Stated goal:
Reproduce the listing below in full and without alteration, apart from its pictures.

Dataset excerpt:
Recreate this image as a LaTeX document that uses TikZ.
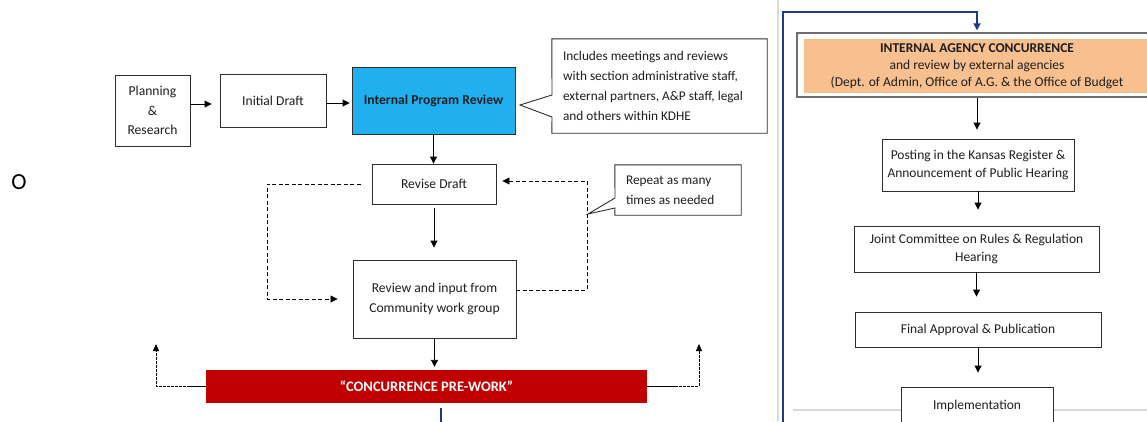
\documentclass[tikz,border=0pt]{standalone}
\usepackage{fontspec}
\setmainfont{Carlito}
\usetikzlibrary{arrows.meta,calc}
\definecolor{txt}{RGB}{30,30,30}
\definecolor{boxline}{RGB}{45,45,45}
\definecolor{iprblue}{RGB}{32,176,240}
\definecolor{barred}{RGB}{192,0,0}
\definecolor{peach}{RGB}{248,192,142}
\definecolor{navy}{RGB}{30,58,135}
\definecolor{frame}{RGB}{110,110,110}
\definecolor{paleline}{RGB}{218,218,222}
\tikzset{
  stepbox/.style={draw=boxline, line width=0.9pt, fill=white, inner sep=0pt, align=center, text=txt,
    font=\fontsize{13.6}{19.5}\selectfont},
  rbox/.style={stepbox, font=\fontsize{13.5}{18}\selectfont},
  notetext/.style={inner sep=0pt, align=flush left, text=txt, font=\fontsize{13.3}{20}\selectfont},
  arr/.style={-{Triangle[length=7pt,width=7pt]}, line width=0.9pt, draw=black},
  loop/.style={-{Triangle[length=7pt,width=7pt]}, line width=0.8pt, draw=black, dash pattern=on 4pt off 2.5pt},
  side/.style={-{Triangle[length=7pt,width=6pt]}, line width=0.9pt, draw=black, dash pattern=on 3pt off 1pt},
  bluelink/.style={-{Triangle[length=7pt,width=7pt]}, line width=2.2pt, draw=navy},
}
\begin{document}
\begin{tikzpicture}[x=1pt,y=-1pt]
\useasboundingbox (0,0) rectangle (1147,421);
\clip (0,0) rectangle (1147,421);
\fill[white] (0,0) rectangle (1147,421);

% page separators
\draw[paleline, line width=1.2pt] (778,0) -- (778,421);
\draw[paleline, line width=1.6pt] (793,410) -- (1147,410);

% stray bullet
\node[text=black, inner sep=0pt, font=\fontsize{23}{23}\selectfont] (bullet) at (19,182) {O};

% left panel
\node[stepbox, minimum width=75pt, minimum height=71pt] (plan) at (152.5,110.5) {Planning\\\&\\Research};
\node[stepbox, minimum width=106pt, minimum height=53pt] (init) at (273,100.5) {Initial Draft};
\node[stepbox, fill=iprblue, minimum width=163pt, minimum height=67pt, font=\fontsize{13.6}{19.5}\selectfont\bfseries] (ipr) at (433.5,100.5) {Internal Program Review};
\node[notetext, minimum width=215pt, minimum height=94pt, text width=193pt] (note1) at (659.5,86)
  {Includes meetings and reviews\\with section administrative staff,\\external partners, A\&P staff, legal\\and others within KDHE};
\draw[boxline, line width=0.9pt] (note1.north west) -- (note1.north east) -- (note1.south east) -- (note1.south west)
  -- (552,117) -- (520,105) -- (552,95) -- cycle;

\node[stepbox, minimum width=124pt, minimum height=40pt] (revise) at (434,184) {Revise Draft};
\node[stepbox, minimum width=163pt, minimum height=78pt] (review) at (434.5,299) {Review and input from\\Community work group};
\node[fill=barred, text=white, inner sep=0pt, minimum width=441pt, minimum height=33pt,
  font=\fontsize{14.5}{15}\selectfont\bfseries] (bar) at (426.5,386.5) {“CONCURRENCE PRE-WORK”};

\node[notetext, minimum width=126pt, minimum height=50pt, text width=104pt] (note2) at (678,190)
  {Repeat as many\\times as needed};
\draw[boxline, line width=0.9pt] (note2.north west) -- (note2.north east) -- (note2.south east) -- (note2.south west)
  -- (615,208) -- (588,214) -- (615,198) -- cycle;

\draw[arr, shorten >=8pt] (plan.east |- 0,104) -- (init.west |- 0,104);
\draw[arr, shorten >=2pt] (init.east |- 0,103) -- (ipr.west |- 0,103);
\draw[arr] (ipr.south) -- (ipr.south |- revise.north);
\draw[arr, shorten <=4pt, shorten >=12pt] (revise.south) -- (revise.south |- review.north);
\draw[arr, shorten >=3pt] (review.south) -- (review.south |- bar.north);

\draw[loop, shorten <=11pt, shorten >=15pt] (revise.west) -- (267,184) -- (267,299) -- (review.west);
\draw[loop, shorten >=6pt] ([yshift=9pt]review.east) -- (587,290) -- (587,181) -- (revise.east |- 0,181);

\draw[side] (bar.west) -- (156,386.5) -- (156,344);
\draw[side] (bar.east) -- (699,386.5) -- (699,344);
\draw[black, line width=0.9pt] (bar.west) -- (187,386.5);
\draw[black, line width=0.9pt] (bar.east) -- (676,386.5);

% right panel
\node[draw=frame, line width=1.3pt, fill=white, minimum width=360pt, minimum height=64pt, inner sep=0pt] (iac) at (977,65) {};
\fill[peach] ($(iac.north west)+(8,7)$) rectangle ($(iac.south east)+(-8,-5)$);
\node[inner sep=0pt, align=center, text=txt, font=\fontsize{13.5}{17}\selectfont] (iactext) at (977,66)
  {\textbf{INTERNAL AGENCY CONCURRENCE}\\and review by external agencies\\(Dept. of Admin, Office of A.G. \& the Office of Budget};

\node[rbox, minimum width=192pt, minimum height=52pt] (post) at (978,165) {Posting in the Kansas Register \&\\Announcement of Public Hearing};
\node[rbox, minimum width=245pt, minimum height=46pt] (joint) at (976.5,249) {Joint Committee on Rules \& Regulation\\Hearing};
\node[rbox, minimum width=246pt, minimum height=35pt] (final) at (978,329.5) {Final Approval \& Publication};
\node[rbox, minimum width=152pt, minimum height=38pt] (impl) at (977,406) {Implementation};

\draw[arr, shorten >=9pt] (iac.south) -- (iac.south |- post.north);
\draw[arr, shorten >=16pt] (post.south) -- (post.south |- joint.north);
\draw[arr, shorten >=15pt] (joint.south) -- (joint.south |- final.north);
\draw[arr, shorten >=14pt] (final.south) -- (final.south |- impl.north);

% link from pre-work to concurrence (continues across the cut)
\coordinate (cutleft) at (441,430);
\coordinate (cutright) at (783,430);
\draw[navy, line width=2.2pt, shorten <=5pt] (bar.south -| cutleft) -- (cutleft);
\draw[bluelink, shorten >=2pt] (cutright) -- (783,12) -- (977,12) -- (iac.north);
\end{tikzpicture}
\end{document}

Complete answer:
Recreate this image as a LaTeX document that uses TikZ.
\documentclass[tikz,border=0pt]{standalone}
\usepackage{fontspec}
\setmainfont{Carlito}
\usetikzlibrary{arrows.meta,calc}
\definecolor{txt}{RGB}{30,30,30}
\definecolor{boxline}{RGB}{45,45,45}
\definecolor{iprblue}{RGB}{32,176,240}
\definecolor{barred}{RGB}{192,0,0}
\definecolor{peach}{RGB}{248,192,142}
\definecolor{navy}{RGB}{30,58,135}
\definecolor{frame}{RGB}{110,110,110}
\definecolor{paleline}{RGB}{218,218,222}
\tikzset{
  stepbox/.style={draw=boxline, line width=0.9pt, fill=white, inner sep=0pt, align=center, text=txt,
    font=\fontsize{13.6}{19.5}\selectfont},
  rbox/.style={stepbox, font=\fontsize{13.5}{18}\selectfont},
  notetext/.style={inner sep=0pt, align=flush left, text=txt, font=\fontsize{13.3}{20}\selectfont},
  arr/.style={-{Triangle[length=7pt,width=7pt]}, line width=0.9pt, draw=black},
  loop/.style={-{Triangle[length=7pt,width=7pt]}, line width=0.8pt, draw=black, dash pattern=on 4pt off 2.5pt},
  side/.style={-{Triangle[length=7pt,width=6pt]}, line width=0.9pt, draw=black, dash pattern=on 3pt off 1pt},
  bluelink/.style={-{Triangle[length=7pt,width=7pt]}, line width=2.2pt, draw=navy},
}
\begin{document}
\begin{tikzpicture}[x=1pt,y=-1pt]
\useasboundingbox (0,0) rectangle (1147,421);
\clip (0,0) rectangle (1147,421);
\fill[white] (0,0) rectangle (1147,421);

% page separators
\draw[paleline, line width=1.2pt] (778,0) -- (778,421);
\draw[paleline, line width=1.6pt] (793,410) -- (1147,410);

% stray bullet
\node[text=black, inner sep=0pt, font=\fontsize{23}{23}\selectfont] (bullet) at (19,182) {O};

% left panel
\node[stepbox, minimum width=75pt, minimum height=71pt] (plan) at (152.5,110.5) {Planning\\\&\\Research};
\node[stepbox, minimum width=106pt, minimum height=53pt] (init) at (273,100.5) {Initial Draft};
\node[stepbox, fill=iprblue, minimum width=163pt, minimum height=67pt, font=\fontsize{13.6}{19.5}\selectfont\bfseries] (ipr) at (433.5,100.5) {Internal Program Review};
\node[notetext, minimum width=215pt, minimum height=94pt, text width=193pt] (note1) at (659.5,86)
  {Includes meetings and reviews\\with section administrative staff,\\external partners, A\&P staff, legal\\and others within KDHE};
\draw[boxline, line width=0.9pt] (note1.north west) -- (note1.north east) -- (note1.south east) -- (note1.south west)
  -- (552,117) -- (520,105) -- (552,95) -- cycle;

\node[stepbox, minimum width=124pt, minimum height=40pt] (revise) at (434,184) {Revise Draft};
\node[stepbox, minimum width=163pt, minimum height=78pt] (review) at (434.5,299) {Review and input from\\Community work group};
\node[fill=barred, text=white, inner sep=0pt, minimum width=441pt, minimum height=33pt,
  font=\fontsize{14.5}{15}\selectfont\bfseries] (bar) at (426.5,386.5) {“CONCURRENCE PRE-WORK”};

\node[notetext, minimum width=126pt, minimum height=50pt, text width=104pt] (note2) at (678,190)
  {Repeat as many\\times as needed};
\draw[boxline, line width=0.9pt] (note2.north west) -- (note2.north east) -- (note2.south east) -- (note2.south west)
  -- (615,208) -- (588,214) -- (615,198) -- cycle;

\draw[arr, shorten >=8pt] (plan.east |- 0,104) -- (init.west |- 0,104);
\draw[arr, shorten >=2pt] (init.east |- 0,103) -- (ipr.west |- 0,103);
\draw[arr] (ipr.south) -- (ipr.south |- revise.north);
\draw[arr, shorten <=4pt, shorten >=12pt] (revise.south) -- (revise.south |- review.north);
\draw[arr, shorten >=3pt] (review.south) -- (review.south |- bar.north);

\draw[loop, shorten <=11pt, shorten >=15pt] (revise.west) -- (267,184) -- (267,299) -- (review.west);
\draw[loop, shorten >=6pt] ([yshift=9pt]review.east) -- (587,290) -- (587,181) -- (revise.east |- 0,181);

\draw[side] (bar.west) -- (156,386.5) -- (156,344);
\draw[side] (bar.east) -- (699,386.5) -- (699,344);
\draw[black, line width=0.9pt] (bar.west) -- (187,386.5);
\draw[black, line width=0.9pt] (bar.east) -- (676,386.5);

% right panel
\node[draw=frame, line width=1.3pt, fill=white, minimum width=360pt, minimum height=64pt, inner sep=0pt] (iac) at (977,65) {};
\fill[peach] ($(iac.north west)+(8,7)$) rectangle ($(iac.south east)+(-8,-5)$);
\node[inner sep=0pt, align=center, text=txt, font=\fontsize{13.5}{17}\selectfont] (iactext) at (977,66)
  {\textbf{INTERNAL AGENCY CONCURRENCE}\\and review by external agencies\\(Dept. of Admin, Office of A.G. \& the Office of Budget};

\node[rbox, minimum width=192pt, minimum height=52pt] (post) at (978,165) {Posting in the Kansas Register \&\\Announcement of Public Hearing};
\node[rbox, minimum width=245pt, minimum height=46pt] (joint) at (976.5,249) {Joint Committee on Rules \& Regulation\\Hearing};
\node[rbox, minimum width=246pt, minimum height=35pt] (final) at (978,329.5) {Final Approval \& Publication};
\node[rbox, minimum width=152pt, minimum height=38pt] (impl) at (977,406) {Implementation};

\draw[arr, shorten >=9pt] (iac.south) -- (iac.south |- post.north);
\draw[arr, shorten >=16pt] (post.south) -- (post.south |- joint.north);
\draw[arr, shorten >=15pt] (joint.south) -- (joint.south |- final.north);
\draw[arr, shorten >=14pt] (final.south) -- (final.south |- impl.north);

% link from pre-work to concurrence (continues across the cut)
\coordinate (cutleft) at (441,430);
\coordinate (cutright) at (783,430);
\draw[navy, line width=2.2pt, shorten <=5pt] (bar.south -| cutleft) -- (cutleft);
\draw[bluelink, shorten >=2pt] (cutright) -- (783,12) -- (977,12) -- (iac.north);
\end{tikzpicture}
\end{document}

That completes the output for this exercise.